The revival is part of a broader movement to restore churches to their traditional role as moral enforcers, Christian leaders say. Some say that contemporary churches have grown soft on sinners, citing the rise of suburban megachurches where pastors preach self-affirming messages rather than focusing on sin and redemption. Others point to a passage in the gospel of Matthew that says unrepentant sinners must be shunned.

The full article is free on the Journal’s site today, and it’s worth a read. I find it interesting that gossip plays such a powerful role in shunning–it’s pretty clear that gossip in this context can undermine religious leaders’ authority, especially when it appears that a leader may be up to shady financial dealings.


Comments

  1. Matt Penfold

    I thought trespass was a civil offence. It certainly is under English common law, which is what US law is based on. Either the law is different in the US or the police committed an offence here.

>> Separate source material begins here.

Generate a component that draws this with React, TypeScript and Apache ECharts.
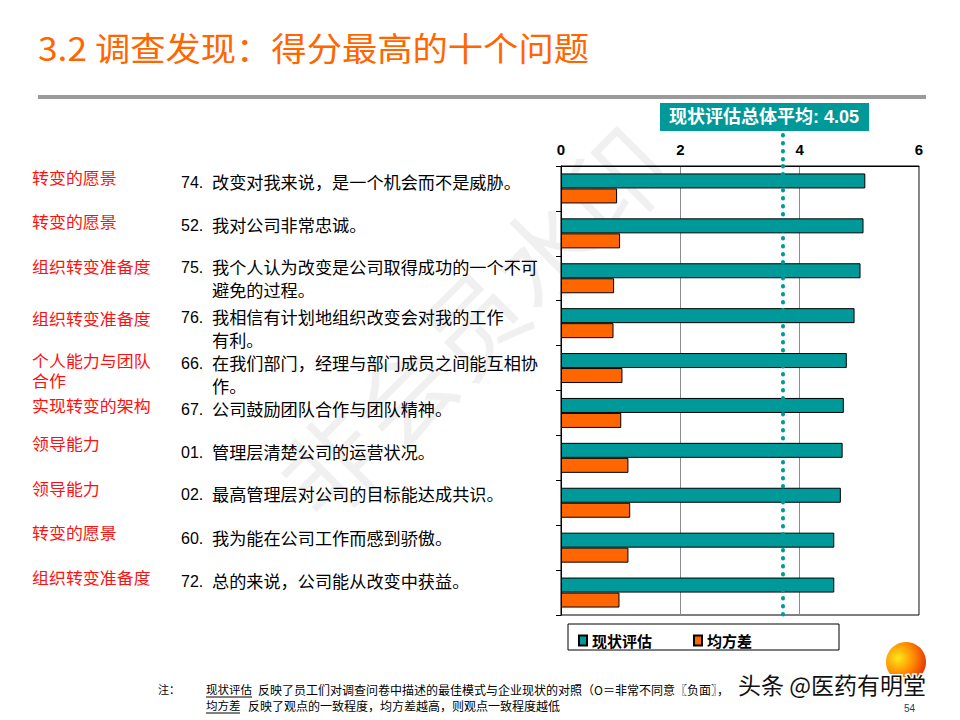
import React, { useEffect, useRef } from "react";
import * as echarts from "echarts";

// ---------- data ----------
const categories = [
  "转变的愿景",
  "转变的愿景",
  "组织转变准备度",
  "组织转变准备度",
  "个人能力与团队\n合作",
  "实现转变的架构",
  "领导能力",
  "领导能力",
  "转变的愿景",
  "组织转变准备度",
];
const questionNos = ["74.", "52.", "75.", "76.", "66.", "67.", "01.", "02.", "60.", "72."];
const questions = [
  "改变对我来说，是一个机会而不是威胁。",
  "我对公司非常忠诚。",
  "我个人认为改变是公司取得成功的一个不可\n避免的过程。",
  "我相信有计划地组织改变会对我的工作\n有利。",
  "在我们部门，经理与部门成员之间能互相协\n作。",
  "公司鼓励团队合作与团队精神。",
  "管理层清楚公司的运营状况。",
  "最高管理层对公司的目标能达成共识。",
  "我为能在公司工作而感到骄傲。",
  "总的来说，公司能从改变中获益。",
];
const seriesNames = ["现状评估", "均方差"];
const currentScores = [5.1, 5.07, 5.02, 4.92, 4.79, 4.74, 4.72, 4.69, 4.58, 4.58];
const stdDeviation = [0.94, 0.99, 0.89, 0.88, 1.03, 1.01, 1.13, 1.16, 1.13, 0.98];
const xAxisMin = 0;
const xAxisMax = 6;
const xAxisInterval = 2;
const overallAverageText = "4.05";
const averageMarkerValue = 3.72;

const titleText = "3.2 调查发现：得分最高的十个问题";
const noteLabel = "注：";
const noteTerms = ["现状评估", "均方差"];
const noteTexts = [
  "反映了员工们对调查问卷中描述的最佳模式与企业现状的对照（O＝非常不同意〖负面〗，",
  "反映了观点的一致程度，均方差越高，则观点一致程度越低",
];
const watermarkText = "头条 @医药有明堂";
const pageNumber = "54";
const faintWatermark = "非会员水印";

// ---------- layout (not data) ----------
const labelCenterY = [177, 221, 266, 318, 360, 405, 443, 488, 532, 577];
const questionCenterY = [182, 225, 267, 317, 363, 409, 452, 494, 538, 581];

const TEAL = "#009999";
const ORANGE = "#FF6600";
const CJK = "'Noto Sans CJK SC', sans-serif";
const LATIN_CJK = "'Liberation Sans', Arial, 'Noto Sans CJK SC', sans-serif";

export default function App() {
  const ref = useRef<HTMLDivElement>(null);

  useEffect(() => {
    if (!ref.current) return;
    const chart = echarts.init(ref.current, undefined, { renderer: "svg" });

    const baseOption: any = {
      animation: false,
      backgroundColor: "#ffffff",
      grid: {
        left: 561,
        top: 166,
        width: 358,
        height: 449,
        show: true,
        backgroundColor: "transparent",
        borderColor: "#000",
        borderWidth: 1,
        containLabel: false,
      },
      xAxis: {
        type: "value",
        position: "top",
        min: xAxisMin,
        max: xAxisMax,
        interval: xAxisInterval,
        axisLine: { show: true, lineStyle: { color: "#000", width: 1 } },
        axisTick: { show: false },
        axisLabel: {
          margin: 9,
          color: "#000",
          fontWeight: "bold",
          fontSize: 15,
          fontFamily: LATIN_CJK,
        },
        splitLine: { show: true, lineStyle: { color: "#8c8c8c", width: 1 } },
      },
      yAxis: {
        type: "category",
        inverse: true,
        data: categories,
        axisLine: { show: true, lineStyle: { color: "#000", width: 1 } },
        axisTick: { show: true, length: 5, lineStyle: { color: "#000" } },
        axisLabel: { show: false },
        splitLine: { show: false },
      },
      legend: {
        data: seriesNames,
        left: 573,
        top: 628,
        icon: "rect",
        itemWidth: 8,
        itemHeight: 10,
        itemGap: 41,
        textStyle: {
          color: "#000",
          fontWeight: "bold",
          fontSize: 15,
          fontFamily: CJK,
        },
      },
      series: [
        {
          name: seriesNames[0],
          type: "bar",
          data: currentScores,
          barWidth: 15,
          barGap: "0%",
          itemStyle: { color: TEAL, borderColor: "#000", borderWidth: 1 },
          markLine: {
            silent: true,
            symbol: ["none", "none"],
            label: { show: false },
            lineStyle: {
              color: TEAL,
              width: 4,
              type: [0.5, 7.5],
              cap: "round",
            },
            data: [{ xAxis: averageMarkerValue }],
          },
        },
        {
          name: seriesNames[1],
          type: "bar",
          data: stdDeviation,
          barWidth: 15,
          barGap: "0%",
          itemStyle: { color: ORANGE, borderColor: "#000", borderWidth: 1 },
        },
      ],
    };

    chart.setOption(baseOption);

    const markerX = chart.convertToPixel({ xAxisIndex: 0 }, averageMarkerValue) as number;

    const graphics: any[] = [];

    // faint diagonal watermark
    graphics.push({
      type: "text",
      z: -1,
      x: 470,
      y: 320,
      rotation: Math.PI / 4,
      silent: true,
      style: {
        text: faintWatermark,
        fill: "rgba(0,0,0,0.06)",
        fontSize: 100,
        fontFamily: CJK,
        align: "center",
        verticalAlign: "middle",
      },
    });

    // title
    graphics.push({
      type: "text",
      x: 38,
      y: 47,
      scaleX: 1.07,
      style: {
        text: titleText,
        fill: ORANGE,
        fontSize: 33,
        fontFamily: CJK,
        verticalAlign: "middle",
      },
    });
    // grey rule
    graphics.push({
      type: "rect",
      shape: { x: 38, y: 95, width: 888, height: 4 },
      style: { fill: "#9a9a9a" },
    });
    // average badge
    graphics.push({
      type: "rect",
      shape: { x: 660, y: 103, width: 209, height: 28 },
      style: { fill: TEAL },
    });
    graphics.push({
      type: "text",
      x: 764,
      y: 117,
      style: {
        text: "现状评估总体平均: " + overallAverageText,
        fill: "#fff",
        fontSize: 18,
        fontWeight: "bold",
        fontFamily: LATIN_CJK,
        align: "center",
        verticalAlign: "middle",
      },
    });
    // dotted marker extension above the plot
    graphics.push({
      type: "line",
      shape: { x1: markerX, y1: 135, x2: markerX, y2: 166 },
      style: { stroke: TEAL, lineWidth: 4, lineDash: [0.5, 7.5], lineCap: "round" },
    });

    // row labels
    categories.forEach((c, i) => {
      graphics.push({
        type: "text",
        x: 32,
        y: labelCenterY[i] - 10,
        scaleX: 1.06,
        style: {
          text: c,
          fill: "#FF1010",
          fontSize: 16,
          lineHeight: 20,
          fontFamily: CJK,
          verticalAlign: "top",
        },
      });
    });
    questions.forEach((q, i) => {
      graphics.push({
        type: "text",
        x: 181,
        y: questionCenterY[i] - 11.5,
        style: {
          text: questionNos[i],
          fill: "#000",
          fontSize: 16,
          lineHeight: 23,
          fontFamily: LATIN_CJK,
          verticalAlign: "top",
        },
      });
      graphics.push({
        type: "text",
        x: 212,
        y: questionCenterY[i] - 11.5,
        scaleX: 1.04,
        style: {
          text: q,
          fill: "#000",
          fontSize: 16.5,
          lineHeight: 23,
          fontFamily: CJK,
          verticalAlign: "top",
        },
      });
    });

    // legend frame
    graphics.push({
      type: "rect",
      z: 0,
      shape: { x: 568, y: 624, width: 271, height: 26 },
      style: { fill: "#fff", stroke: "#000", lineWidth: 1 },
    });

    // footnote
    graphics.push({
      type: "text",
      x: 158,
      y: 689,
      style: { text: noteLabel, fill: "#000", fontSize: 11, fontFamily: CJK, verticalAlign: "middle" },
    });
    const noteY = [689, 705];
    const termWidths = [46, 34];
    const restX = [258, 248];
    noteTerms.forEach((t, i) => {
      graphics.push({
        type: "text",
        x: 206,
        y: noteY[i],
        style: { text: t, fill: "#000", fontSize: 11.5, fontFamily: CJK, verticalAlign: "middle" },
      });
      graphics.push({
        type: "line",
        shape: { x1: 206, y1: noteY[i] + 8, x2: 206 + termWidths[i], y2: noteY[i] + 8 },
        style: { stroke: "#000", lineWidth: 1 },
      });
      graphics.push({
        type: "text",
        x: restX[i],
        y: noteY[i],
        style: { text: noteTexts[i], fill: "#000", fontSize: 12, fontFamily: CJK, verticalAlign: "middle" },
      });
    });

    // orange sphere
    graphics.push({
      type: "circle",
      shape: { cx: 906, cy: 662, r: 20 },
      style: {
        fill: {
          type: "radial",
          x: 0.3,
          y: 0.4,
          r: 0.8,
          colorStops: [
            { offset: 0, color: "#FFE81A" },
            { offset: 0.5, color: "#FF8A00" },
            { offset: 1, color: "#E0200A" },
          ],
        },
      },
    });
    // page number
    graphics.push({
      type: "text",
      x: 904,
      y: 708,
      style: { text: pageNumber, fill: "#1a3c6e", fontSize: 10, fontFamily: LATIN_CJK, verticalAlign: "middle" },
    });
    // overlay watermark
    graphics.push({
      type: "text",
      x: 738,
      y: 684,
      z: 100,
      style: {
        text: watermarkText,
        fill: "#111",
        stroke: "#fff",
        lineWidth: 3,
        fontSize: 23,
        fontFamily: CJK,
        verticalAlign: "middle",
      },
    });

    chart.setOption({ graphic: { elements: graphics } });

    return () => chart.dispose();
  }, []);

  return (
    <div
      ref={ref}
      style={{ position: "fixed", left: 0, top: 0, width: 960, height: 720, background: "#fff" }}
    />
  );
}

  2. Ha! Getting kicked out of a church should be viewed as hitting the jackpot!

  3. Yeah, the law is different in the US, the police can enforce trespass. It is no way an emergency however, so the pastor abused the emergency 911 system. Nice.

    It would be fun to sue the church for her tithe back.

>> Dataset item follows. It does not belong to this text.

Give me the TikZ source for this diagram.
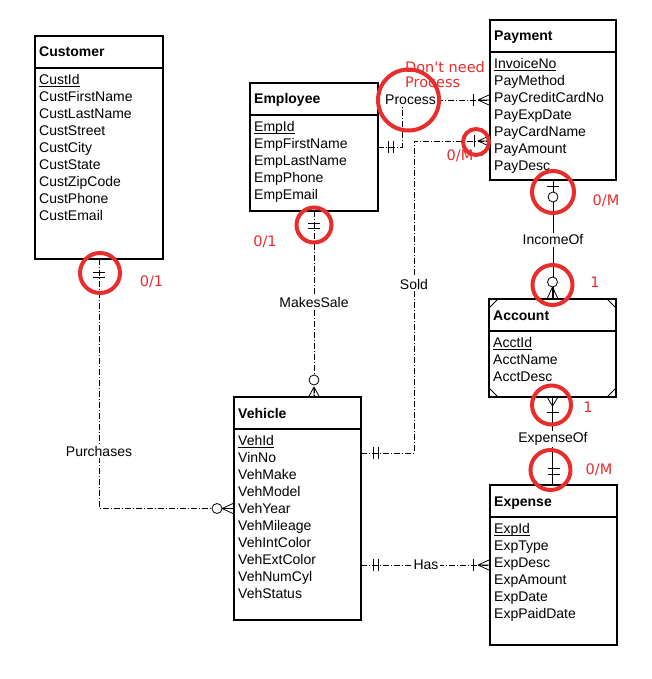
\documentclass[tikz,border=0pt]{standalone}
\usepackage{fontspec}
\setmainfont{Liberation Sans}
\newfontfamily\annotfont{DejaVu Sans}
\definecolor{annot}{RGB}{232,45,45}
\newcommand\keyul[1]{\underline{\smash{#1}}}
\tikzset{
  ebox/.style={draw, line width=1.1pt, inner sep=0pt, outer sep=0pt, fill=white},
  etext/.style={anchor=base west, inner sep=0pt, font=\fontsize{14}{17}\selectfont},
  ttext/.style={anchor=base west, inner sep=0pt, font=\fontsize{14}{17}\selectfont\bfseries},
  rel/.style={line width=0.8pt, dash pattern=on 6pt off 2pt on 1pt off 2pt},
  solidrel/.style={line width=0.8pt},
  lbl/.style={fill=white, inner sep=1.5pt, font=\fontsize{14}{17}\selectfont},
  redtext/.style={text=annot, inner sep=0pt, font=\annotfont\fontsize{14.5}{15}\selectfont},
  redring/.style={draw=annot, line width=4pt},
  pics/crow/.style={code={\draw[solid, line width=0.8pt] (#1,0) -- (0,-5.5) (#1,0) -- (0,0) (#1,0) -- (0,5.5);}},
  pics/bar/.style={code={\draw[solid, line width=0.8pt] (#1,-6) -- (#1,6);}},
  pics/ocirc/.style={code={\draw[solid, line width=0.8pt, fill=white] (#1,0) circle[radius=5];}},
}
\newcommand\erentity[8]{%
  \node[ebox, anchor=north west, minimum width=#4pt-#2pt, minimum height=#5pt-#3pt] (#1) at (#2,#3) {};
  \draw[line width=1.5pt] (#2,{#3+32}) -- (#4,{#3+32});
  \node[ttext] (#1-t) at ({#2+4},{#3+21}) {#6};
  \node[etext] (#1-k) at ({#2+4},{#3+48.5}) {\keyul{#7}};
  \foreach \a [count=\i] in {#8} {\node[etext] (#1-\i) at ({#2+4},{#3+48.5+17*\i}) {\a};}
}
\begin{document}
\begin{tikzpicture}[x=1pt,y=-1pt]
\useasboundingbox[fill=white] (0,0) rectangle (652,679);

% entities
\erentity{cust}{35}{36}{163}{259}{Customer}{CustId}{CustFirstName,CustLastName,CustStreet,CustCity,CustState,CustZipCode,CustPhone,CustEmail}
\erentity{emp}{250}{83}{378}{211}{Employee}{EmpId}{EmpFirstName,EmpLastName,EmpPhone,EmpEmail}
\erentity{pay}{490}{20}{616}{180}{Payment}{InvoiceNo}{PayMethod,PayCreditCardNo,PayExpDate,PayCardName,PayAmount,PayDesc}
\erentity{acct}{489}{299}{616}{397}{Account}{AcctId}{AcctName,AcctDesc}
\erentity{veh}{234}{397}{361}{620}{Vehicle}{VehId}{VinNo,VehMake,VehModel,VehYear,VehMileage,VehIntColor,VehExtColor,VehNumCyl,VehStatus}
\erentity{exp}{490}{485}{617}{645}{Expense}{ExpId}{ExpType,ExpDesc,ExpAmount,ExpDate,ExpPaidDate}

% account corner cuts
\draw[line width=0.8pt] ([yshift=-9pt]acct.north west) -- ([xshift=9pt]acct.north west);
\draw[line width=0.8pt] ([yshift=-9pt]acct.north east) -- ([xshift=-9pt]acct.north east);
\draw[line width=0.8pt] ([yshift=9pt]acct.south west) -- ([xshift=9pt]acct.south west);
\draw[line width=0.8pt] ([yshift=9pt]acct.south east) -- ([xshift=-9pt]acct.south east);

% relationship labels
\node[lbl] (proc) at (410.5,100) {Process};

% connectors
\draw[rel] (cust.south) |- (veh.west);
\draw[rel] (emp.south) -- (emp.south |- veh.north);
\draw[rel] (emp.east) -| ([xshift=-8pt]proc.south);
\draw[rel] (proc.east) -- (pay.west);
\draw[rel] ([yshift=55.5pt]veh.east) -| (414,141) -- ([yshift=-41pt]pay.west);
\draw[rel] ([yshift=-56.5pt]veh.east) -- (exp.west);
\draw[solidrel] (pay.south) -- (pay.south |- acct.north);
\draw[solidrel] (acct.south) -- (acct.south |- exp.north);

\node[lbl] (lpurch) at (99,451) {Purchases};
\node[lbl] (lmake) at (314,302) {MakesSale};
\node[lbl] (lsold) at (414,284) {Sold};
\node[lbl] (linc) at (553,240) {IncomeOf};
\node[lbl] (lexpof) at (553,439) {ExpenseOf};
\node[lbl] (lhas) at (426,565) {Has};

% cardinality symbols
\pic[rotate=-90] at (cust.south) {bar=13};
\pic[rotate=-90] at (cust.south) {bar=18};
\pic[rotate=180] at (veh.west) {crow=12};
\pic[rotate=180] at (veh.west) {ocirc=17};
\pic[rotate=-90] at (emp.south) {bar=12};
\pic[rotate=-90] at (emp.south) {bar=17};
\pic[rotate=90] at (emp.south |- veh.north) {crow=10};
\pic[rotate=90] at (emp.south |- veh.north) {ocirc=17};
\pic at (emp.east) {bar=10};
\pic at (emp.east) {bar=15};
\pic[rotate=180] at (pay.west) {crow=12};
\pic[rotate=180] at (pay.west) {bar=17};
\pic[rotate=180] at ([yshift=-41pt]pay.west) {crow=12};
\pic[rotate=180] at ([yshift=-41pt]pay.west) {bar=16};
\pic at ([yshift=55.5pt]veh.east) {bar=12};
\pic at ([yshift=55.5pt]veh.east) {bar=17};
\pic at ([yshift=-56.5pt]veh.east) {bar=12};
\pic at ([yshift=-56.5pt]veh.east) {bar=17};
\pic[rotate=180] at (exp.west) {crow=12};
\pic[rotate=180] at (exp.west) {bar=17};
\pic[rotate=-90] at (pay.south) {bar=6};
\pic[rotate=-90] at (pay.south) {ocirc=17};
\pic[rotate=90] at (acct.north) {crow=12};
\pic[rotate=90] at (acct.north) {ocirc=17};
\pic[rotate=-90] at (acct.south) {crow=9};
\pic[rotate=-90] at (acct.south) {bar=15};
\pic[rotate=90] at (exp.north) {bar=11};
\pic[rotate=90] at (exp.north) {bar=17};

% annotations
\node[redtext] (r1) at (151.5,282) {0/1};
\node[redtext] (r2) at (265,242) {0/1};
\node[redtext, anchor=west, align=left] (r3) at (405,74.5) {Don't need\\Process};
\node[redtext] (r4) at (460,156) {0/M};
\node[redtext] (r5) at (606,201) {0/M};
\node[redtext] (r6) at (595,282) {1};
\node[redtext] (r7) at (588,407) {1};
\node[redtext] (r8) at (599,470) {0/M};

\draw[redring] (100,273) circle[radius=20];
\draw[redring] (314,225) circle[radius=17.5];
\draw[redring] (408.5,100) circle[radius=30.5];
\draw[redring] (476,142) circle[radius=13];
\draw[redring] (553,192) circle[radius=21];
\draw[redring] (552.5,285) circle[radius=20];
\draw[redring] (551.5,405) circle[radius=19.5];
\draw[redring] (550.5,470) circle[radius=20];
\end{tikzpicture}
\end{document}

  4. I suppose she was lucky not to be accused of being a witch and burnt at the stake.

  5. She ought to be grateful the cops didn’t taser her.

  6. I’m wondering how they explained that to the kids watching. “Mommy, would the preacher ever send us to jail?”

  7. Bob of Quantum-Faith

    Such a _fine_ example of “WWJD”— not.

    It’s acts like this that are a part of the decline of religiousness.

    Give’em enough rope…. and yeah, if I were her, I’d certainly sue to recover her tithes, too.

    At the least, it would drag the financials of that church into the cold, hard light of day…

  8. Reminds me of a story in one of Alan Lomax’s (the folk music collector) books. A woman who belongs to a very conservative fundamentalist church is seen at a dance. The next Sunday, the preacher denounces her from the pulpit and asks “Are you sorry?” “Yes” she answers, “I’m sorry I joined a church with such stupid rules.” And walks out for good.

  9. Crudely Wrott

    “I find it interesting that gossip plays such a powerful role in shunning”

    Well, Chris, there you go. There is your answer. The reason that gossip plays such a powerful role in shunning is that gossip plays a powerful role in all irrational belief. After all, it was upon gossip about the life of Jay-sus! that the edifice of Xtianity was built.

    Be calm. Relax. It’s only gossip.

  10. I fully endorse this practice! After all, what better way to ensure an atheist future than for pastors to ban their flocks from coming to services?

  11. It seems to me that these churches and pastors are all about power, and power in the church has always been the ugliest of sins. God is inclusive not exclusive and for these mere mortals to assume they know the mind of God is the worst sort of presumption. Bloody stupid

  12. Linda, god is inclusive? ha, thats funny, right? That sounds like SOP, the killing in the name of god is just people, gods innocent, he had nothing to do with it. Is this god omnipotent or can he not stop people killing in his name? Cant have both, if he cant stop the catholic/protestant killing in northern ireland, he certainly could not have created the whole universe!

  13. Caledonian

    iRobot, why are you arguing with a person who says

    God is inclusive not exclusive and for these mere mortals to assume they know the mind of God is the worst sort of presumption.

    all in a single sentence?

  14. So has anyone been shunned for fucking the altarboys yet, or is that still considered a lesser crime than gossiping or speaking out of turn?